This works but is bound with troubles. A LabVIEW array is dynamic as LabVIEW is a fully managed programming environment. No it is not .Net managed, at the time the LabVIEW developers designed the basics that are valid until today, .Net was not even an idea on earth, let's not talk about a fact. But it is managed and the LabVIEW runtime handles that all behind the curtains for you.
This means that a LabVIEW variable, and especially a handle that arrays and strings are, is only guaranteed to be valid for the duration of the Call Library Node call itself. After that node returns, any passed in array, string or even scalar variable can at any point be resized, relocated or even simply get deallocated. So the pointer that you get in this way can very well get invalidated immediately after that Call Library Node returns. For performance reasons, LabVIEW tries to maintain arrays and strings for as long as possible when it can, but to decide if it can and if it propritizes this rule above other possible rules to improve performance is a tricky business and can even change between LabVIEW versions.
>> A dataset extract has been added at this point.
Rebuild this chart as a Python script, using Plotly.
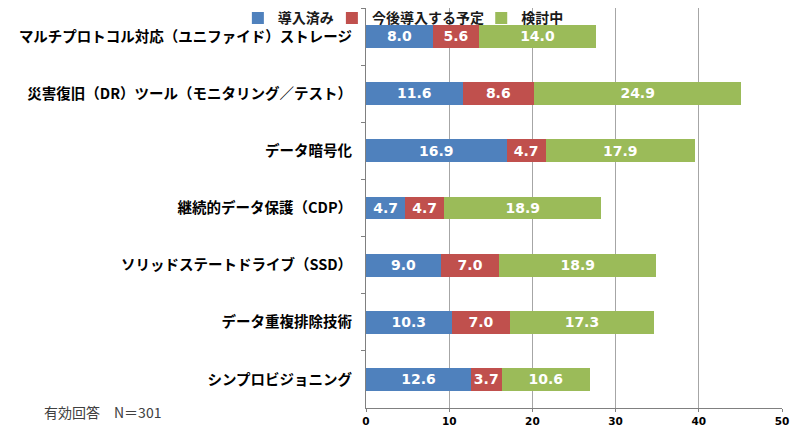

It is pretty safe to assume that an array or string wire that you wire through a Call Library Node, doesn't branch into other nodes and is wired to the end of the current diagram structure, is left untouched for the duration of this diagram structure. But even that is not something the LabVIEW management contract guarantees. It's just the most prudent thing to do in almost any case to not sacrifice performance. Once you have a branch in the wire before or after the Call Library Node to retrieve the internal data pointer in the handle, or you do not wire the array data to the diagram structure border, all bets are open to if and when LabVIEW may decide to modify that handle (and consequently invalidate the data pointer you just got).